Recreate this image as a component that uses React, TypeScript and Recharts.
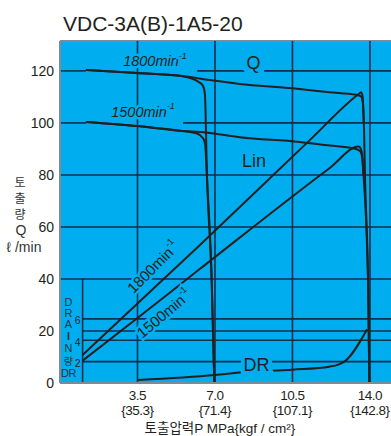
import React from "react";
import {
  LineChart,
  Line,
  XAxis,
  YAxis,
  CartesianGrid,
  ReferenceLine,
  ReferenceDot,
} from "recharts";

type Pt = { x: number; y: number };

// axes
const pressureTicks = [3.5, 7, 10.5, 14];
const kgfLabels = ["{35.3}", "{71.4}", "{107.1}", "{142.8}"];
const flowTicks = [0, 20, 40, 60, 80, 100, 120];
const drainTicks = [2, 4, 6];
const drainLetters = ["D", "R", "A", "I", "N", "량", "DR"];

// Q at 1800 / 1500 min-1, cut-off at 7 MPa and at 14 MPa
const q1800Low: Pt[] = [
  { x: 1.17, y: 120.4 }, { x: 3.5, y: 119.2 }, { x: 5.41, y: 118.1 },
  { x: 6.31, y: 115.5 }, { x: 6.46, y: 114.2 }, { x: 6.54, y: 111.5 },
  { x: 6.57, y: 106 }, { x: 6.62, y: 86 }, { x: 6.85, y: 40 }, { x: 6.97, y: 0 },
];
const q1800High: Pt[] = [
  { x: 1.17, y: 120.4 }, { x: 3.5, y: 119.2 }, { x: 5.41, y: 118.1 },
  { x: 6.9, y: 116.3 }, { x: 8.11, y: 115 }, { x: 10.5, y: 113.3 },
  { x: 12.17, y: 111.8 }, { x: 13.37, y: 110.8 }, { x: 13.6, y: 110.2 },
  { x: 13.68, y: 107.5 }, { x: 13.73, y: 98 }, { x: 13.78, y: 78 },
  { x: 13.93, y: 32 }, { x: 13.97, y: 0 },
];
const q1500Low: Pt[] = [
  { x: 1.17, y: 100.4 }, { x: 3.5, y: 98.8 }, { x: 5.41, y: 97 },
  { x: 6.16, y: 96 }, { x: 6.46, y: 94.1 }, { x: 6.55, y: 92 },
  { x: 6.58, y: 89 }, { x: 6.62, y: 82 }, { x: 6.85, y: 40 }, { x: 6.97, y: 0 },
];
const q1500High: Pt[] = [
  { x: 1.17, y: 100.4 }, { x: 3.5, y: 98.8 }, { x: 5.41, y: 97 },
  { x: 6.61, y: 96.3 }, { x: 8.11, y: 94.5 }, { x: 10.82, y: 92.7 },
  { x: 12.17, y: 91.3 }, { x: 13.25, y: 90.2 }, { x: 13.55, y: 89.2 },
  { x: 13.66, y: 86 }, { x: 13.71, y: 80 }, { x: 13.93, y: 32 }, { x: 13.97, y: 0 },
];

// input power
const lin1800: Pt[] = [
  { x: 1.02, y: 10.8 }, { x: 3.5, y: 30.6 }, { x: 6.31, y: 53 },
  { x: 11.27, y: 93.3 }, { x: 13.52, y: 111.3 }, { x: 13.6, y: 111.8 },
  { x: 13.67, y: 110 }, { x: 13.72, y: 100 },
];
const lin1500: Pt[] = [
  { x: 1.02, y: 8.6 }, { x: 3.5, y: 25 }, { x: 6.31, y: 43.8 },
  { x: 12.17, y: 82.6 }, { x: 13.49, y: 90.9 }, { x: 13.58, y: 90.2 },
  { x: 13.65, y: 87.5 }, { x: 13.7, y: 80 },
];

// drain flow (own scale)
const drainDR: Pt[] = [
  { x: 3.53, y: 0.28 }, { x: 7, y: 0.75 }, { x: 8.26, y: 1 },
  { x: 10.5, y: 1.25 }, { x: 12.17, y: 1.53 }, { x: 12.6, y: 1.75 },
  { x: 12.87, y: 2.05 }, { x: 13.87, y: 5.03 },
];

const INK = "#231f20";
const BG = "#00aeef";
const GRID = "#0b2f50";
const BORDER = "#7d8b98";
const SANS = "'Liberation Sans', Arial, sans-serif";
const KR = "'Noto Sans CJK KR', sans-serif";

const X_MAX = 14.95;
const Y_MAX = 131.5;
const DR_MAX = 32;

type TagOpts = { size?: number; angle?: number; italic?: boolean; sup?: string; halo?: number };

function tag(text: string, o: TagOpts = {}) {
  return (props: any) => {
    const vb = props.viewBox ?? {};
    const cx = (vb.x ?? 0) + (vb.width ?? 0) / 2;
    const cy = (vb.y ?? 0) + (vb.height ?? 0) / 2;
    const size = o.size ?? 14;
    return (
      <text
        x={cx}
        y={cy}
        transform={o.angle ? `rotate(${o.angle} ${cx} ${cy})` : undefined}
        textAnchor="middle"
        dominantBaseline="central"
        fontSize={size}
        fontFamily={SANS}
        fontStyle={o.italic ? "italic" : "normal"}
        fill={INK}
        stroke={o.halo ? BG : "none"}
        strokeWidth={o.halo ?? 0}
        style={{ paintOrder: "stroke" }}
      >
        {text}
        {o.sup ? (
          <tspan dy={-size * 0.38} fontSize={size * 0.62}>
            {o.sup}
          </tspan>
        ) : null}
      </text>
    );
  };
}

function PressureTick({ x, y, payload }: any) {
  const i = pressureTicks.indexOf(payload.value);
  return (
    <g fontFamily={SANS} fontSize={13.5} letterSpacing={-0.5} fill={INK} textAnchor="middle">
      <text x={x} y={y + 17}>{payload.value.toFixed(1)}</text>
      <text x={x} y={y + 32}>{kgfLabels[i]}</text>
    </g>
  );
}

function FlowTitle() {
  return (
    <g fill="#333" textAnchor="middle">
      <text x={20} y={187} fontFamily={KR} fontSize={12}>토</text>
      <text x={20} y={203} fontFamily={KR} fontSize={12}>출</text>
      <text x={20} y={219} fontFamily={KR} fontSize={12}>량</text>
      <text x={21} y={235} fontFamily={SANS} fontSize={14}>Q</text>
      <text x={24} y={252} fontFamily={SANS} fontSize={14}>ℓ /min</text>
    </g>
  );
}

function PressureTitle() {
  return (
    <text x={220} y={433} textAnchor="middle" fontFamily={SANS} fontSize={13.5} fill={INK}>
      <tspan fontFamily={KR}>토출압력</tspan>P MPa{"{"}kgf / cm²{"}"}
    </text>
  );
}

function DrainColumn(props: any) {
  const vb = props.viewBox ?? {};
  const cx = (vb.x ?? 0) + (vb.width ?? 0) / 2;
  const cy = (vb.y ?? 0) + (vb.height ?? 0) / 2;
  const offsets = [0, 11.3, 22.3, 34.5, 46.3, 58.5, 71];
  return (
    <g textAnchor="middle" fill="#333" fontSize={11}>
      {drainLetters.map((c, i) => (
        <text
          key={c + i}
          x={cx}
          y={cy + offsets[i]}
          dominantBaseline="central"
          fontWeight={c === "I" ? "bold" : "normal"}
          fontFamily={c === "량" ? KR : SANS}
          fontSize={c === "량" ? 10 : 11}
          letterSpacing={c === "DR" ? -0.6 : 0}
        >
          {c}
        </text>
      ))}
    </g>
  );
}

const hSeg = (y: number, x1: number, x2: number) => ({ y, x1, x2 });

const hLines = [
  hSeg(120, 0, 1.17), hSeg(120, 6.2, X_MAX),
  hSeg(100, 0, 1.17), hSeg(100, 5.56, X_MAX),
  hSeg(80, 0, X_MAX), hSeg(60, 0, X_MAX), hSeg(40, 0, X_MAX),
  hSeg(20, 1.02, X_MAX),
];

export default function App() {
  return (
    <div style={{ position: "absolute", left: 0, top: 0, width: 391, height: 436, background: "#fff" }}>
      <div
        style={{
          position: "absolute",
          left: 63,
          top: 13,
          fontFamily: SANS,
          fontSize: 21,
          lineHeight: "21px",
          color: INK,
          whiteSpace: "nowrap",
        }}
      >
        VDC-3A(B)-1A5-20
      </div>
      <LineChart width={391} height={436} margin={{ top: 41, right: 0, bottom: 0, left: 0 }}>
        <CartesianGrid horizontal={false} vertical={false} fill={BG} fillOpacity={1} />
        <XAxis
          type="number"
          dataKey="x"
          domain={[0, X_MAX]}
          ticks={pressureTicks}
          height={53}
          tickSize={0}
          tickMargin={0}
          tick={<PressureTick />}
          axisLine={{ stroke: BORDER, strokeWidth: 2 }}
          label={() => <PressureTitle />}
        />
        <YAxis
          type="number"
          domain={[0, Y_MAX]}
          ticks={flowTicks}
          width={60}
          tickSize={0}
          tickMargin={6}
          tick={{ fill: INK, fontSize: 14, fontFamily: SANS }}
          axisLine={{ stroke: BORDER, strokeWidth: 2 }}
          label={() => <FlowTitle />}
        />
        <YAxis yAxisId="dr" type="number" domain={[0, DR_MAX]} hide />

        <ReferenceLine y={Y_MAX} stroke={BORDER} strokeWidth={2} />
        {hLines.map((l, i) => (
          <ReferenceLine
            key={"h" + i}
            segment={[{ x: l.x1, y: l.y }, { x: l.x2, y: l.y }]}
            stroke={GRID}
            strokeWidth={1.6}
          />
        ))}
        {drainTicks.map((d) => (
          <ReferenceLine
            key={"d" + d}
            yAxisId="dr"
            segment={[{ x: 1.02, y: d }, { x: X_MAX, y: d }]}
            stroke={GRID}
            strokeWidth={1.6}
          />
        ))}
        {pressureTicks.map((p) => (
          <ReferenceLine key={"v" + p} x={p} stroke={GRID} strokeWidth={1.6} />
        ))}
        <ReferenceLine segment={[{ x: 1.02, y: 0 }, { x: 1.02, y: 40 }]} stroke={GRID} strokeWidth={1.6} />

        <Line data={q1800Low} dataKey="y" type="monotone" stroke={INK} strokeWidth={2} dot={false} isAnimationActive={false} />
        <Line data={q1800High} dataKey="y" type="monotone" stroke={INK} strokeWidth={2} dot={false} isAnimationActive={false} />
        <Line data={q1500Low} dataKey="y" type="monotone" stroke={INK} strokeWidth={2} dot={false} isAnimationActive={false} />
        <Line data={q1500High} dataKey="y" type="monotone" stroke={INK} strokeWidth={2} dot={false} isAnimationActive={false} />
        <Line data={lin1800} dataKey="y" type="monotone" stroke={INK} strokeWidth={2} dot={false} isAnimationActive={false} />
        <Line data={lin1500} dataKey="y" type="monotone" stroke={INK} strokeWidth={2} dot={false} isAnimationActive={false} />
        <Line data={drainDR} yAxisId="dr" dataKey="y" type="monotone" stroke={INK} strokeWidth={2} dot={false} isAnimationActive={false} />

        <ReferenceDot x={4.29} y={123.8} r={0} stroke="none" fill="none" label={tag("1800min", { size: 14.5, italic: true, sup: "-1", halo: 5 })} />
        <ReferenceDot x={3.75} y={104.2} r={0} stroke="none" fill="none" label={tag("1500min", { size: 14.5, italic: true, sup: "-1", halo: 5 })} />
        <ReferenceDot x={8.74} y={122.9} r={0} stroke="none" fill="none" label={tag("Q", { size: 18, halo: 12 })} />
        <ReferenceDot x={8.76} y={85.4} r={0} stroke="none" fill="none" label={tag("Lin", { size: 18 })} />
        <ReferenceDot x={8.88} y={7.1} r={0} stroke="none" fill="none" label={tag("DR", { size: 18, halo: 8 })} />
        <ReferenceDot x={4.2} y={44.6} r={0} stroke="none" fill="none" label={tag("1800min", { size: 15, angle: -45, sup: "-1", halo: 5 })} />
        <ReferenceDot x={4.7} y={26.7} r={0} stroke="none" fill="none" label={tag("1500min", { size: 15, angle: -40, sup: "-1", halo: 5 })} />
        {drainTicks.map((d) => (
          <ReferenceDot key={"t" + d} yAxisId="dr" x={0.8} y={d - 0.15} r={0} stroke="none" fill="none" label={tag(String(d), { size: 10.5 })} />
        ))}
        <ReferenceDot x={0.38} y={31.3} r={0} stroke="none" fill="none" label={DrainColumn} />
      </LineChart>
    </div>
  );
}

+ + +

Every line from the top of the material above through the line with "number; y: number" should be duplicated exactly, please; leave out the pictures.

Recreate this image as a component that uses React, TypeScript and Recharts.
import React from "react";
import {
  LineChart,
  Line,
  XAxis,
  YAxis,
  CartesianGrid,
  ReferenceLine,
  ReferenceDot,
} from "recharts";

type Pt = { x: number; y: number };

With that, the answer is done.